— TASK DIRECTIONS —
Count the lines below that include the word "page" and write that number alone.

— DATA ROWS —
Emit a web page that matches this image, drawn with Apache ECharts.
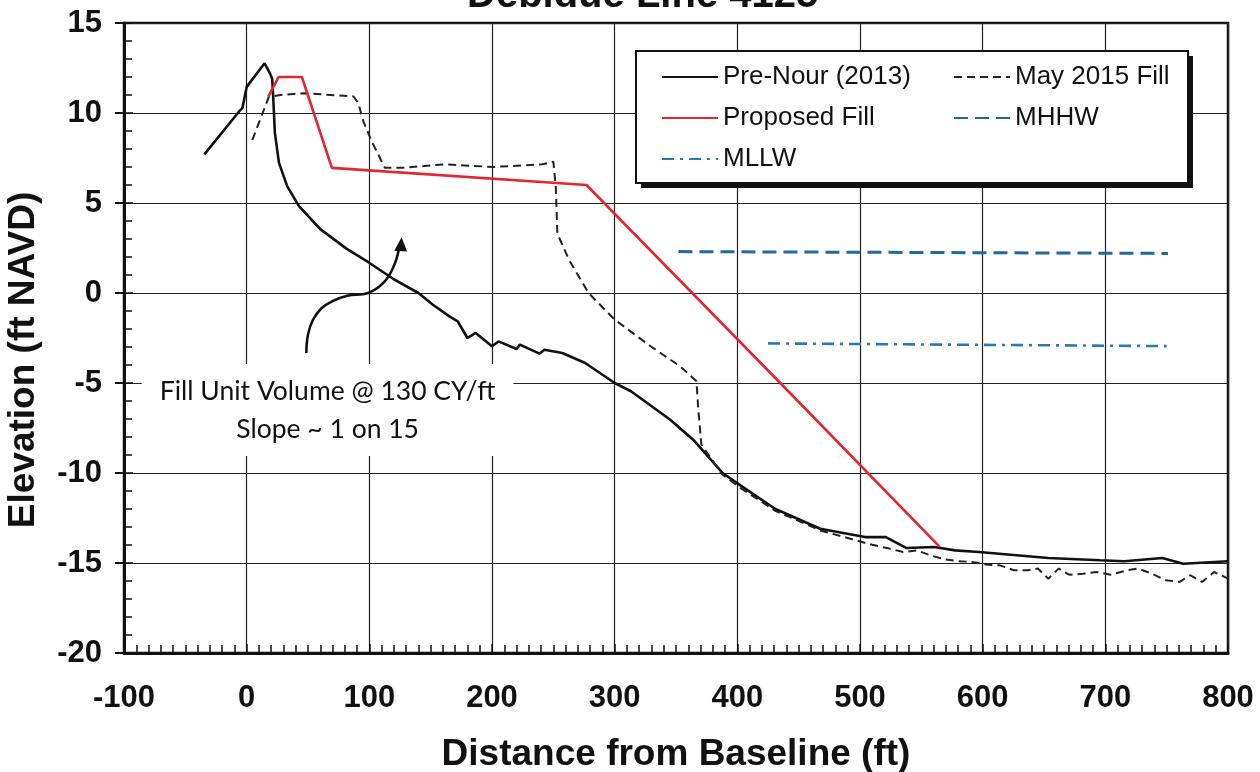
<!DOCTYPE html>
<html>
<head>
<meta charset="utf-8">
<title>Debidue Line 4125</title>
<script src="https://cdn.jsdelivr.net/npm/echarts@6/dist/echarts.min.js"></script>
<style>
  html, body { margin: 0; padding: 0; background: #fff; }
  #chart { width: 1260px; height: 772px; }
</style>
</head>
<body>
<div id="chart"></div>
<script>
// [distance from baseline (ft), elevation (ft NAVD)]
const preNour = [
  [-34.5, 7.7], [-6, 10.1], [-3.5, 10.27], [0, 11.45], [14.6, 12.76], [19, 12.2],
  [20.8, 11.9], [21.6, 10.9], [23, 8.9], [26.3, 7.24], [33, 5.94], [42.5, 4.84],
  [60, 3.55], [81.6, 2.45], [99.2, 1.71], [119.4, 0.79], [140, 0], [151.8, -0.65],
  [165.3, -1.3], [172, -1.57], [180, -2.5], [186.7, -2.22], [200, -2.96], [205.3, -2.69],
  [220, -3.11], [222.7, -2.87], [238.7, -3.37], [242.7, -3.15], [257.3, -3.33], [276, -3.89],
  [300, -5.0], [313.3, -5.46], [345.3, -7.04], [364, -8.15], [388, -10], [402.8, -10.7],
  [431, -12.0], [467.6, -13.1], [504, -13.56], [521, -13.56], [538, -14.17], [560.6, -14.11],
  [577.5, -14.3], [597, -14.39], [653.5, -14.72], [695.8, -14.85], [715.5, -14.9],
  [746.5, -14.72], [763.4, -15.04], [800, -14.9]
]
const may2015 = [
  [4.6, 8.5], [18.1, 10.9], [27.6, 11.0], [46.5, 11.1], [87, 10.92], [91, 10.55],
  [95.1, 9.54], [101.9, 8.43], [112.6, 6.96], [127.6, 6.96], [162, 7.15], [201, 7.0],
  [241, 7.15], [250, 7.3], [252, 5.9], [253.3, 3.3], [262.7, 1.85], [278.7, 0],
  [300, -1.48], [329.3, -2.96], [353.3, -4.07], [366.7, -4.9], [368, -6.3], [370.7, -8.43],
  [388, -10.1], [403, -10.85], [431, -12.1], [467.6, -13.19], [509.9, -13.99], [524, -14.2],
  [535.2, -14.39], [546.5, -14.3], [557.7, -14.58], [569, -14.8], [580.3, -14.9],
  [591.5, -14.94], [602.8, -15.09], [614, -15.13], [625.4, -15.4], [636.6, -15.4],
  [645, -15.31], [653.5, -15.87], [662, -15.31], [670.4, -15.65], [681.7, -15.6],
  [693, -15.5], [704.2, -15.65], [718.3, -15.4], [726.8, -15.31], [738, -15.59],
  [749.3, -15.96], [760.6, -16.05], [769, -15.68], [778.9, -16.05], [788.7, -15.5],
  [800, -15.87]
]
const proposedFill = [
  [17.6, 10.9], [26, 12.0], [45, 12.0], [69.5, 6.95], [277, 6.0], [435, -5.0], [565, -14.1]
]
const mhhw = [[352, 2.3], [751, 2.2]]
const mllw = [[425, -2.8], [750, -2.95]]

const seriesNames = ['Pre-Nour (2013)', 'May 2015 Fill', 'Proposed Fill', 'MHHW', 'MLLW']
const xRange = [-100, 800, 100]
const yRange = [-20, 15, 5]

// note text and the curved arrow, in data units
const noteText = 'Fill Unit Volume @ 130 CY/ft\nSlope ~ 1 on 15'
const noteAt = [66, -6.5]
const arrowPath = [
  [48.6, -3.33], [50, -2.3], [54, -1.5], [61, -0.85], [70, -0.45], [82, -0.15],
  [99, 0], [112, 0.6], [120, 1.5], [124, 2.4]
]
const arrowHead = [[126.3, 3.1], [120.3, 2.35], [130.8, 2.3]]

const FONT = "'Liberation Sans', Arial, sans-serif"

const chart = echarts.init(document.getElementById('chart'))

const lineSeries = (name, data, color, width, type) => ({
  name,
  type: 'line',
  data,
  symbol: 'none',
  silent: true,
  animation: false,
  lineStyle: { color, width, type },
  itemStyle: { color },
  z: 2
})

const legendBase = {
  orient: 'vertical',
  top: 59,
  itemWidth: 56,
  itemHeight: 14,
  itemGap: 15,
  selectedMode: false,
  itemStyle: { color: 'rgba(0,0,0,0)', borderColor: 'rgba(0,0,0,0)', borderWidth: 0, opacity: 0 },
  textStyle: { fontFamily: FONT, fontSize: 26, color: '#111' },
  z: 6
}

const option = {
  backgroundColor: '#fff',
  title: {
    text: 'Debidue Line 4125',
    left: 462,
    top: -29,
    textStyle: { fontFamily: FONT, fontSize: 40, fontWeight: 'bold', color: '#111' }
  },
  grid: {
    left: 124,
    right: 32,
    top: 23,
    bottom: 119,
    outerBoundsMode: 'none',
    show: true,
    borderColor: '#111',
    borderWidth: 2.5,
    backgroundColor: 'transparent'
  },
  legend: [
    Object.assign({}, legendBase, { left: 656, data: [seriesNames[0], seriesNames[2], seriesNames[4]] }),
    Object.assign({}, legendBase, { left: 948, data: [seriesNames[1], seriesNames[3]] })
  ],
  xAxis: {
    type: 'value',
    min: xRange[0],
    max: xRange[1],
    interval: xRange[2],
    name: 'Distance from Baseline (ft)',
    nameLocation: 'middle',
    nameGap: 83,
    nameTextStyle: { fontFamily: FONT, fontSize: 37, fontWeight: 'bold', color: '#111', verticalAlign: 'top' },
    axisLine: { onZero: false, lineStyle: { color: '#111', width: 3 } },
    axisTick: { inside: true, length: 9, lineStyle: { color: '#111', width: 1.5 } },
    minorTick: { show: true, splitNumber: 10, length: 8, lineStyle: { color: '#111', width: 1.5 } },
    axisLabel: { fontFamily: FONT, fontSize: 31, fontWeight: 'bold', color: '#111', margin: 30 },
    splitLine: { show: true, lineStyle: { color: '#222', width: 1.2 } }
  },
  yAxis: [
    {
      type: 'value',
      min: yRange[0],
      max: yRange[1],
      interval: yRange[2],
      name: 'Elevation (ft NAVD)',
      nameLocation: 'middle',
      nameGap: 82,
      nameTextStyle: { fontFamily: FONT, fontSize: 37, fontWeight: 'bold', color: '#111', padding: [0, 44, 0, 0] },
      axisLine: { onZero: false, lineStyle: { color: '#111', width: 3 } },
      axisTick: { inside: true, length: 9, lineStyle: { color: '#111', width: 1.5 } },
      minorTick: { show: true, splitNumber: 5, length: 8, lineStyle: { color: '#111', width: 1.5 } },
      axisLabel: { fontFamily: FONT, fontSize: 31, fontWeight: 'bold', color: '#111', margin: 22 },
      splitLine: { show: true, lineStyle: { color: '#222', width: 1.2 } }
    },
    {
      // outer half of the major ticks
      type: 'value',
      position: 'left',
      min: yRange[0],
      max: yRange[1],
      interval: yRange[2],
      axisLine: { show: false, onZero: false },
      axisTick: { show: true, inside: false, length: 9, lineStyle: { color: '#111', width: 2 } },
      axisLabel: { show: false },
      splitLine: { show: false }
    }
  ],
  series: [
    lineSeries(seriesNames[0], preNour, '#111', 2.6, 'solid'),
    lineSeries(seriesNames[1], may2015, '#222', 2, [8, 5]),
    lineSeries(seriesNames[2], proposedFill, '#e3262d', 2.6, 'solid'),
    lineSeries(seriesNames[3], mhhw, '#23679f', 3, [14, 7]),
    lineSeries(seriesNames[4], mllw, '#2a79b5', 2.6, [12, 6, 3, 6])
  ]
}

chart.setOption(option)

const toPx = p => chart.convertToPixel({ gridIndex: 0 }, p)
const notePx = toPx(noteAt)

chart.setOption({
  graphic: [
    {
      // legend frame: drop shadow first, then the white box on top
      type: 'rect',
      shape: { x: 641, y: 56, width: 552, height: 132 },
      style: { fill: '#111' },
      z: 3,
      silent: true
    },
    {
      type: 'rect',
      shape: { x: 636, y: 51, width: 552, height: 132 },
      style: { fill: '#fff', stroke: '#111', lineWidth: 2 },
      z: 3,
      silent: true
    },
    {
      type: 'text',
      x: notePx[0],
      y: notePx[1],
      style: {
        text: noteText,
        fontFamily: 'Lato, "Open Sans", sans-serif',
        fontSize: 26.5,
        lineHeight: 38,
        fill: '#111',
        align: 'center',
        verticalAlign: 'middle',
        textAlign: 'center',
        textVerticalAlign: 'middle',
        backgroundColor: '#fff',
        padding: [8, 18]
      },
      z: 5,
      silent: true
    },
    {
      type: 'polyline',
      shape: { points: arrowPath.map(toPx), smooth: 0.4 },
      style: { stroke: '#111', lineWidth: 2.6, fill: null },
      z: 5,
      silent: true
    },
    {
      type: 'polygon',
      shape: { points: arrowHead.map(toPx) },
      style: { fill: '#111' },
      z: 5,
      silent: true
    }
  ]
})
</script>
</body>
</html>
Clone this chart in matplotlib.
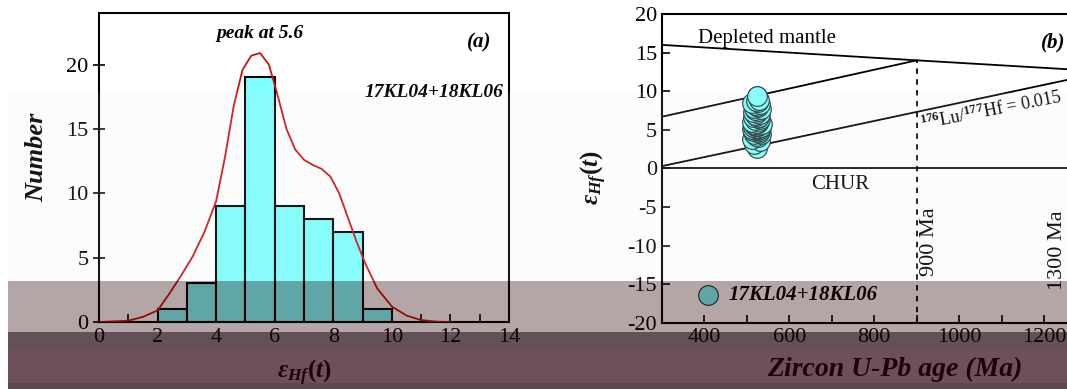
import matplotlib
matplotlib.use("Agg")
import matplotlib.pyplot as plt
from matplotlib.patches import Rectangle
from matplotlib.ticker import MultipleLocator

plt.rcParams['font.family'] = ['Liberation Serif', 'DejaVu Serif']
plt.rcParams['axes.unicode_minus'] = False
plt.rcParams['mathtext.fontset'] = 'custom'
plt.rcParams['mathtext.it'] = 'Liberation Serif:italic:bold'
plt.rcParams['mathtext.rm'] = 'Liberation Serif:bold'
plt.rcParams['mathtext.bf'] = 'Liberation Serif:bold'

# zircon eHf(t) values (17KL04 + 18KL06)
eps_hf = [2.7,
          3.2, 3.5, 3.8,
          4.1, 4.2, 4.4, 4.5, 4.6, 4.7, 4.8, 4.9, 4.95,
          5.0, 5.05, 5.1, 5.15, 5.2, 5.25, 5.3, 5.35, 5.4, 5.45,
          5.5, 5.55, 5.6, 5.65, 5.7, 5.75, 5.8, 5.85, 5.9,
          6.05, 6.15, 6.3, 6.4, 6.5, 6.6, 6.7, 6.8, 6.9,
          7.1, 7.2, 7.35, 7.5, 7.6, 7.7, 7.8, 7.9,
          8.1, 8.2, 8.35, 8.5, 8.6, 8.75, 8.9,
          9.4]
# U-Pb ages (Ma)
ages = [524, 517, 530, 513, 526, 521, 534, 516, 528, 523,
        515, 532, 520, 527, 512, 525, 531, 518, 529, 522,
        514, 533, 519, 526, 524, 516, 530, 521, 535, 517,
        527, 523, 513, 529, 520, 532, 525, 515, 528, 522,
        518, 531, 524, 514, 527, 520, 533, 516, 526, 523,
        519, 530, 512, 525, 521, 529, 524]
hist_bins = [2, 3, 4, 5, 6, 7, 8, 9, 10]

# probability density curve
kde_x = [0, 1.0, 1.5, 2.0, 2.4, 2.8, 3.2, 3.6, 4.0, 4.3, 4.6, 4.9, 5.2, 5.5,
         5.8, 6.1, 6.4, 6.7, 7.0, 7.3, 7.6, 7.9, 8.2, 8.5, 8.8, 9.1, 9.5,
         10.0, 10.5, 11.0, 11.5, 12.0]
kde_y = [0, 0.1, 0.4, 0.9, 2.2, 3.6, 5.1, 7.0, 9.4, 12.8, 16.8, 19.6, 20.7,
         20.9, 20.0, 17.6, 15.0, 13.4, 12.6, 12.2, 11.9, 11.3, 10.0, 8.1,
         6.2, 4.5, 2.6, 1.2, 0.5, 0.15, 0.03, 0]

# evolution lines, panel b
dm_age = [300, 900, 1300]
dm_eps = [16.0, 14.0, 12.7]
crust1_age = [300, 900]
crust1_eps = [6.7, 14.0]
crust2_age = [300, 1300]
crust2_eps = [0.3, 12.0]
model_age1 = 900
model_age2 = 1300

fig = plt.figure(figsize=(10.67, 3.89), dpi=100)

# ---------------- (a) histogram ----------------
ax1 = fig.add_axes([0.0928, 0.1722, 0.3843, 0.794])
ax1.hist(eps_hf, bins=hist_bins, facecolor='#80FFFF', edgecolor='black',
         linewidth=1.5, zorder=2)
ax1.plot(kde_x, kde_y, color='#CC1111', lw=1.3, zorder=3)
ax1.set_xlim(0, 14)
ax1.set_ylim(0, 24)
ax1.set_xticks([0, 2, 4, 6, 8, 10, 12, 14])
ax1.set_yticks([0, 5, 10, 15, 20])
ax1.xaxis.set_minor_locator(MultipleLocator(1))
ax1.tick_params(axis='x', which='both', direction='in', labelsize=16,
                length=6, width=1.2, pad=4)
ax1.tick_params(axis='y', direction='inout', labelsize=16, length=9,
                width=1.2, pad=3)
for s in ax1.spines.values():
    s.set_linewidth(1.5)
ax1.set_xlabel(r'$\varepsilon_{Hf}(t)$', fontsize=18, labelpad=8)
ax1.set_ylabel('Number', fontsize=19, fontweight='bold', style='italic')
ax1.yaxis.set_label_coords(-0.125, 0.534)
ax1.text(5.5, 22.4, 'peak at 5.6', ha='center', va='center', fontsize=14,
         fontweight='bold', style='italic')
ax1.text(13.4, 21.7, '(a)', ha='right', va='center', fontsize=15,
         fontweight='bold', style='italic')
ax1.text(13.8, 17.8, '17KL04+18KL06', ha='right', va='center', fontsize=14,
         fontweight='bold', style='italic')

# ---------------- (b) eHf(t) vs age ----------------
ax2 = fig.add_axes([0.6204, 0.170, 0.398, 0.794])
ax2.plot(dm_age, dm_eps, color='black', lw=1.3)
ax2.plot(crust1_age, crust1_eps, color='black', lw=1.3)
ax2.plot(crust2_age, crust2_eps, color='black', lw=1.3)
ax2.axhline(0, color='black', lw=1.3)
ax2.plot([model_age1, model_age1], [-20, dm_eps[1]], color='black', lw=1.3,
         ls=(0, (3, 3)))
ax2.plot([model_age2, model_age2], [-20, dm_eps[2]], color='black', lw=1.3,
         ls=(0, (3, 3)))
ax2.scatter(ages, eps_hf, s=200, facecolor='#80FFFF', edgecolor='#1A3333',
            linewidth=0.8, zorder=4, label='17KL04+18KL06')
ax2.set_xlim(300, 1300)
ax2.set_ylim(-20, 20)
ax2.set_xticks([400, 600, 800, 1000, 1200])
ax2.set_yticks([-20, -15, -10, -5, 0, 5, 10, 15, 20])
ax2.xaxis.set_minor_locator(MultipleLocator(100))
ax2.tick_params(axis='both', which='both', direction='in', labelsize=16,
                length=6, width=1.2)
for s in ax2.spines.values():
    s.set_linewidth(1.5)
ax2.set_xlabel('Zircon U-Pb age (Ma)', fontsize=20, fontweight='bold',
               style='italic')
ax2.xaxis.set_label_coords(0.548, -0.11)
ax2.set_ylabel(r'$\varepsilon_{Hf}(t)$', fontsize=18)
ax2.yaxis.set_label_coords(-0.125, 0.47)
ax2.text(385, 16.8, 'Depleted mantle', ha='left', va='center', fontsize=15)
ax2.text(1222, 16.3, '(b)', ha='center', va='center', fontsize=15,
         fontweight='bold', style='italic')
ax2.text(720, -2.1, 'CHUR', ha='center', va='center', fontsize=15)
ax2.text(930, -9.5, '900 Ma', ha='center', va='center', rotation=90,
         fontsize=16)
ax2.text(1232, -10.6, '1300 Ma', ha='center', va='center', rotation=90,
         fontsize=16)
ax2.text(912, 5.0, r'$^{176}$Lu/$^{177}$Hf = 0.015', ha='left',
         va='baseline', rotation=11, rotation_mode='anchor', fontsize=13)
leg = ax2.legend(loc='lower left', bbox_to_anchor=(0.04, 0.03), frameon=False,
                 handletextpad=0.0, borderaxespad=0.0,
                 prop={'size': 15, 'weight': 'bold', 'style': 'italic'})

# scanned-image tone bands
H = 389.0
bands = [(93, 281, '#D8E4D8', 0.10),
         (281, 332, '#280000', 0.35),
         (332, 348, '#1E010D', 0.69),
         (348, 383, '#2D0110', 0.69),
         (383, 389, '#1E010D', 0.72)]
for top, bot, col, a in bands:
    fig.patches.append(Rectangle((8 / 1067.0, 1 - bot / H),
                                 1 - 8 / 1067.0, (bot - top) / H,
                                 transform=fig.transFigure, facecolor=col,
                                 alpha=a, edgecolor='none', zorder=10))

fig.savefig('out.png', dpi=100)
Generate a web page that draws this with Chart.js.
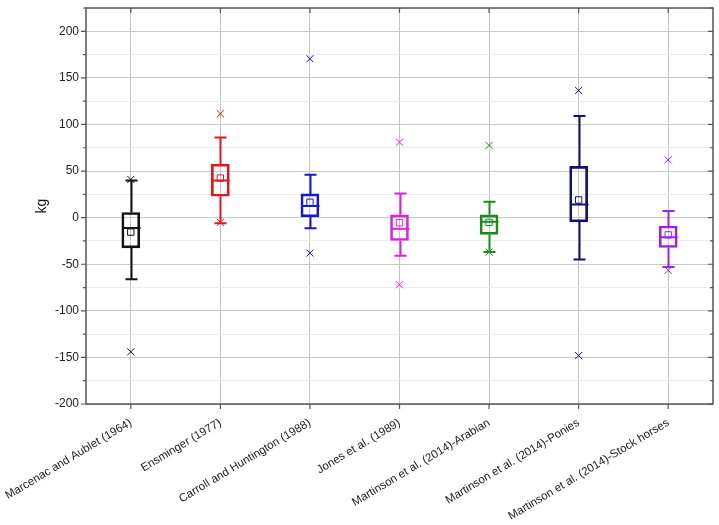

— RESPONSE TO THE EXERCISE —
2